Stiamo assistendo ad una escalation di tensioni e rischi destabilizzanti la sicurezza e l’economia europea. Sono a rischio non solo il regolare andamento dei commerci, ma anche l’autonomia decisionale dell’UE a fronte di azioni coercitive di Paesi terzi nei riguardi delle politiche europee. Se il capitolo più recente è quello dei dazi unilaterali americani, è dal 2021 che si riscontrano una crescente assertività cinese nel minacciare o applicare restrizioni economiche, misure coercitive (blocco all’import) contro la Lituania dopo l’apertura a Vilnius di un ufficio commerciale di Taiwan, divieto russo di acquisti di prodotti agricoli, minacce USA di rappresaglia sulla digital tax.
Ne consegue l‘esigenza di un’”Europa geopolitica” che abbia la forza e la volontà di tutelare e far valere i propri interessi e valori, che supporti i negoziati con misure ad hoc. Avvertita l’impellenza di colmare un vuoto regolamentare, l’UE si è dotata di uno strumento di dissuasione nei confronti di comportamenti distorsivi, da utilizzare (si prese come esempio il deterrente nucleare nella difesa) come opzione di ultima istanza in aggiunta a contromisure europee in risposta a minacce unilaterali di dazi.
La Commissione Europea propose l’ACI (Anti Coercion Instrument), approvato il 22 novembre 2023 dal Consiglio UE. ACI si inserisce nel recente pacchetto europeo di strumenti di tutela come il monitoraggio degli investimenti esteri diretti, il controllo dei sussidi esteri e degli investimenti outbound.
Oggi L’ACI è chiamata a svolgere un ruolo chiave per proteggersi dalla “weaponization of economic dependencies or economic coercion.” Il focus dell’ACI risiede nella difesa dalla coercizione, definita come pratica e comportamento distorsivo che influenza e ostacola l’autonomia decisionale della UE e dei Paesi Membri nelle aree del commercio e degli investimenti. Le eventuali contromisure previste, proporzionali e temporanee, tutelano le industrie a monte e a valle e dei consumatori e l’economia della conoscenza europea. Di rilievo la possibilità di escludere dagli appalti pubblici in Europa le offerte il cui valore globale è costituito per oltre il 50% da beni e servizi originari dal paese terzo.

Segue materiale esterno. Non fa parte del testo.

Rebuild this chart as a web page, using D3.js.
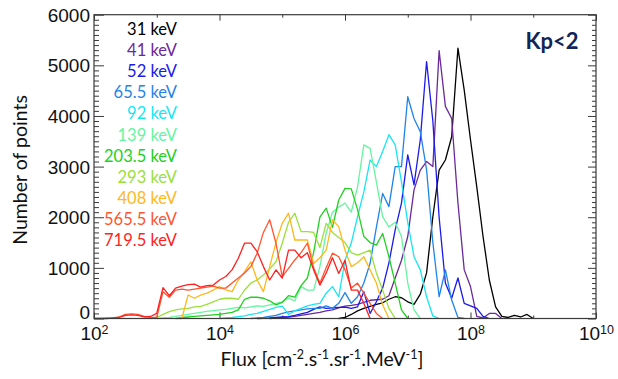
<!DOCTYPE html>
<html>
<head>
<meta charset="utf-8">
<script src="https://cdn.jsdelivr.net/npm/d3@7"></script>
<style>
  body { margin: 0; background: #fff; }
  svg { display: block; font-family: Lato, "Open Sans", sans-serif; }
</style>
</head>
<body>
<div id="chart"></div>
<script>
// energy channels and their colours
const energies = ["31 keV", "41 keV", "52 keV", "65.5 keV", "92 keV", "139 keV",
  "203.5 keV", "293 keV", "408 keV", "565.5 keV", "719.5 keV"];
const colors = ["#000000", "#6b2a9a", "#1a1aee", "#1f84e8", "#18e6f2", "#66f5a0",
  "#22d022", "#9be03a", "#ffb81c", "#ff5530", "#ff1f1f"];

// log10(flux) of the first bin of each histogram, bins are 0.1 decade wide
const binStart = [5.9, 4.8, 4.6, 4.5, 4.0, 3.0, 3.3, 2.9, 3.3, 2.0, 2.0];

// number of points per bin
const counts31 = [0, 20, 80, 150, 200, 240, 280, 310, 380, 430, 410, 330, 280, 480, 900, 2010,
  2930, 3130, 3590, 5340, 4510, 3530, 2600, 1620, 760, 230, 40, 20, 60, 30, 80, 0];
const counts41 = [0, 10, 20, 30, 40, 60, 80, 100, 120, 150, 170, 210, 245, 260, 280, 320, 360,
  370, 380, 450, 800, 1150, 1620, 2540, 2930, 3100, 3000, 5290, 4190, 3950, 2280, 960, 630,
  40, 10, 100, 100, 0];
const counts52 = [0, 5, 10, 20, 30, 36, 60, 90, 120, 180, 230, 200, 210, 220, 225, 200, 230,
  530, 100, 330, 600, 1100, 1750, 2280, 3230, 2640, 3530, 5075, 3900, 2000, 700, 400, 800,
  300, 250, 200, 40, 0];
const counts65 = [0, 10, 20, 40, 60, 100, 130, 150, 170, 190, 200, 200, 250, 200, 300, 510,
  300, 430, 700, 1090, 1800, 2470, 2210, 3000, 3000, 4380, 3950, 3690, 2940, 1500, 430, 960,
  365, 20, 0];
const counts92 = [0, 10, 20, 35, 50, 80, 100, 140, 180, 220, 245, 80, 150, 200, 250, 280, 300,
  500, 630, 430, 1150, 1490, 2010, 2500, 3130, 3000, 3300, 3630, 3430, 2700, 1900, 1220, 960,
  430, 50, 0];
const counts139 = [0, 10, 20, 40, 60, 80, 100, 120, 140, 155, 170, 180, 200, 220, 210, 230,
  250, 240, 267, 300, 330, 400, 350, 630, 560, 560, 1025, 1680, 2100, 2200, 2280, 2100, 2600,
  3430, 3360, 2700, 2010, 1810, 1900, 1620, 700, 170, 0];
const counts203 = [0, 20, 30, 40, 50, 60, 70, 80, 100, 120, 170, 380, 420, 420, 400, 350, 270,
  320, 450, 420, 650, 800, 1300, 2000, 2180, 1800, 2340, 2570, 2560, 2150, 1620, 1500, 1450,
  1680, 1220, 700, 170, 0];
const counts293 = [0, 20, 80, 135, 170, 190, 200, 230, 240, 280, 330, 380, 400, 400, 380, 563,
  700, 760, 860, 980, 1120, 1486, 1900, 2080, 1715, 1715, 1700, 1400, 1880, 1700, 1600, 1500,
  1300, 1250, 1300, 1350, 900, 560, 200, 0];
const counts408 = [0, 0, 465, 400, 460, 500, 560, 630, 563, 530, 760, 925, 1120, 760, 530,
  1025, 1500, 1880, 2080, 1550, 1550, 1550, 1090, 1200, 1350, 1950, 1815, 1350, 1025, 1100,
  1220, 960, 700, 270, 0];
const counts565 = [0, 0, 5, 10, 30, 80, 90, 80, 40, 20, 20, 530, 420, 560, 580, 560, 580, 600,
  620, 640, 600, 600, 700, 800, 900, 1025, 1290, 1700, 1950, 1486, 825, 990, 1156, 1300, 1486,
  1000, 695, 1000, 1290, 1220, 960, 600, 700, 500, 300, 100, 0];
const counts719 = [0, 0, 0, 10, 20, 60, 70, 60, 30, 40, 100, 610, 450, 600, 640, 670, 680, 620,
  650, 660, 760, 830, 960, 1190, 1490, 1490, 1320, 1025, 760, 960, 800, 1350, 1350, 1200, 1300,
  960, 660, 900, 1200, 890, 1150, 560, 560, 300, 0];

const allCounts = [counts31, counts41, counts52, counts65, counts92, counts139, counts203,
  counts293, counts408, counts565, counts719];

const xMajor = [1e2, 1e4, 1e6, 1e8, 1e10];
const xMinor = [1e3, 1e5, 1e7, 1e9];
const yMajor = [0, 1000, 2000, 3000, 4000, 5000, 6000];

const W = 618, H = 379;
const margin = { top: 14.7, right: 22, bottom: 60.5, left: 94 };

const svg = d3.select("#chart").append("svg")
  .attr("width", W)
  .attr("height", H);

const x = d3.scaleLog()
  .domain([1e2, 1e10])
  .range([margin.left, W - margin.right]);

const y = d3.scaleLinear()
  .domain([0, 6000])
  .range([H - margin.bottom, margin.top]);

const yMinor = d3.range(0, 6001, 100).filter(v => v % 1000 !== 0);

const axisColor = "#3a3a3a";

function styleAxis(g) {
  g.select(".domain").remove();
  g.selectAll(".tick line").attr("stroke", axisColor);
}

// left
svg.append("g").attr("transform", `translate(${margin.left},0)`)
  .call(d3.axisLeft(y).tickValues(yMinor).tickSize(-5).tickFormat(""))
  .call(styleAxis);
svg.append("g").attr("transform", `translate(${margin.left},0)`)
  .call(d3.axisLeft(y).tickValues(yMajor).tickSize(-10).tickPadding(4).tickFormat(d3.format("d")))
  .call(styleAxis)
  .call(g => g.selectAll(".tick text")
    .attr("fill", "#111")
    .style("font-size", "19px")
    .attr("dy", d => d === 0 ? "0.0em" : "0.34em"));

// right
svg.append("g").attr("transform", `translate(${W - margin.right},0)`)
  .call(d3.axisRight(y).tickValues(yMinor).tickSize(-4).tickFormat(""))
  .call(styleAxis);
svg.append("g").attr("transform", `translate(${W - margin.right},0)`)
  .call(d3.axisRight(y).tickValues(yMajor).tickSize(-8).tickFormat(""))
  .call(styleAxis);

// bottom
svg.append("g").attr("transform", `translate(0,${H - margin.bottom})`)
  .call(d3.axisBottom(x).tickValues(xMinor).tickSize(-3).tickFormat(""))
  .call(styleAxis);
const xAx = svg.append("g").attr("transform", `translate(0,${H - margin.bottom})`)
  .call(d3.axisBottom(x).tickValues(xMajor).tickSize(-6).tickPadding(8).tickFormat(""))
  .call(styleAxis);
xAx.selectAll(".tick text")
  .attr("fill", "#111")
  .attr("dy", "0.71em")
  .style("font-size", "19px")
  .each(function (d) {
    const t = d3.select(this);
    t.append("tspan").text("10");
    t.append("tspan").text(Math.round(Math.log10(d)))
      .attr("dy", "-0.45em")
      .style("font-size", "12.5px");
  });

// top
svg.append("g").attr("transform", `translate(0,${margin.top})`)
  .call(d3.axisTop(x).tickValues(xMinor).tickSize(-3).tickFormat(""))
  .call(styleAxis);
svg.append("g").attr("transform", `translate(0,${margin.top})`)
  .call(d3.axisTop(x).tickValues(xMajor).tickSize(-6).tickFormat(""))
  .call(styleAxis);

// histograms
const line = d3.line()
  .x(d => x(d.flux))
  .y(d => y(d.n));

allCounts.forEach((counts, k) => {
  const pts = counts.map((n, i) => ({ flux: Math.pow(10, binStart[k] + i * 0.1), n: n }));
  svg.append("path")
    .datum(pts)
    .attr("d", line)
    .attr("fill", "none")
    .attr("stroke", colors[k])
    .attr("stroke-width", 1.3)
    .attr("stroke-linejoin", "round");
});

// frame
svg.append("rect")
  .attr("x", margin.left)
  .attr("y", margin.top)
  .attr("width", W - margin.right - margin.left)
  .attr("height", H - margin.bottom - margin.top)
  .attr("fill", "none")
  .attr("stroke", axisColor)
  .attr("stroke-width", 1.2);

// legend
svg.append("g").selectAll("text")
  .data(energies)
  .enter().append("text")
  .attr("x", 177)
  .attr("y", (d, i) => 35 + i * 21.1)
  .attr("text-anchor", "end")
  .attr("fill", (d, i) => colors[i])
  .style("font-size", "16.5px")
  .text(d => d);

svg.append("text")
  .attr("x", 552)
  .attr("y", 49)
  .attr("text-anchor", "middle")
  .attr("fill", "#132456")
  .style("font-size", "22px")
  .style("font-weight", "bold")
  .text("Kp<2");

// axis titles
svg.append("text")
  .attr("transform", "translate(27,170) rotate(-90)")
  .attr("text-anchor", "middle")
  .attr("fill", "#111")
  .style("font-size", "19.5px")
  .text("Number of points");

const xt = svg.append("text")
  .attr("x", 322)
  .attr("y", 366)
  .attr("text-anchor", "middle")
  .attr("fill", "#111")
  .style("font-size", "19.5px");
const titleParts = [["Flux [cm", false], ["-2", true], [".s", false], ["-1", true],
  [".sr", false], ["-1", true], [".MeV", false], ["-1", true], ["]", false]];
titleParts.forEach(([s, sup], i) => {
  const prevSup = i > 0 && titleParts[i - 1][1];
  xt.append("tspan")
    .text(s)
    .attr("dy", sup ? "-7" : (prevSup ? "7" : null))
    .style("font-size", sup ? "12.5px" : null);
});
</script>
</body>
</html>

La gestazione di un framework legale come l’ACI, le cui implicazioni vanno oltre il Trade, non è stata semplice, incontrando divergenze tra le istituzioni europee durante i negoziati. La controversia riguardava gli equilibri e la ripartizione dei poteri tra le istituzioni. La CE propose di estendere le proprie competenze per determinare i casi di coercizione economica e agire in modo unilaterale con contromisure di emergenza. Tuttavia, è stata fortemente limitata per eccesso di discrezionalità, e il potere decisionale è rimasto in capo ai Paesi Membri con la regola della maggioranza qualificata.
Durante i lavori preparatori dell’ACI, pensato per tutelarsi dalla Cina, venne condivisa l’esigenza di tutelare aree quali i dati, il cloud e la proprietà intellettuale. La Francia sollevò la questione dei potenziali effetti extraterritoriali dei controlli non europei per l’export, tentando di far rientrare tra le misure anti-coercizione anche la difesa. Il timore era che gli USA facessero dell’ITAR un utilizzo sistematico andando oltre la misura stessa, prefigurando un’ingerenza politica a discapito dell’autonomia europea. Ma la CE e gli stakeholders considerarono l’ACI uno strumento di politica commerciale UE, quindi perimetrato al comparto economico civile al pari degli Accordi WTO, rimarcando che l’export control è competenza dei Paesi Membri. Perciò l’area di competenza dell’ACI si limita ad accennare alle politiche generali UE inclusa la politica estera e di sicurezza europea.
Nel “corpus legis” UE di misure di tutela commerciale, l’ACI assumerà un ruolo chiave, ponendo le prime basi legali per l’autonomia strategica europea, rimasta per lo più a livello declaratorio e di principi. Le caratteristiche dell’ACI, flessibilità, certezza di disporre di differenziate azioni difensive, velocità di attuazione, ne fanno uno strumento efficace, la cui mera esistenza anche senza attivazione è già di per sé un valido deterrente e un test di credibilità per attuare la “EU open strategic autonomy” e affermare l’Europa come attore geopolitico internazionale.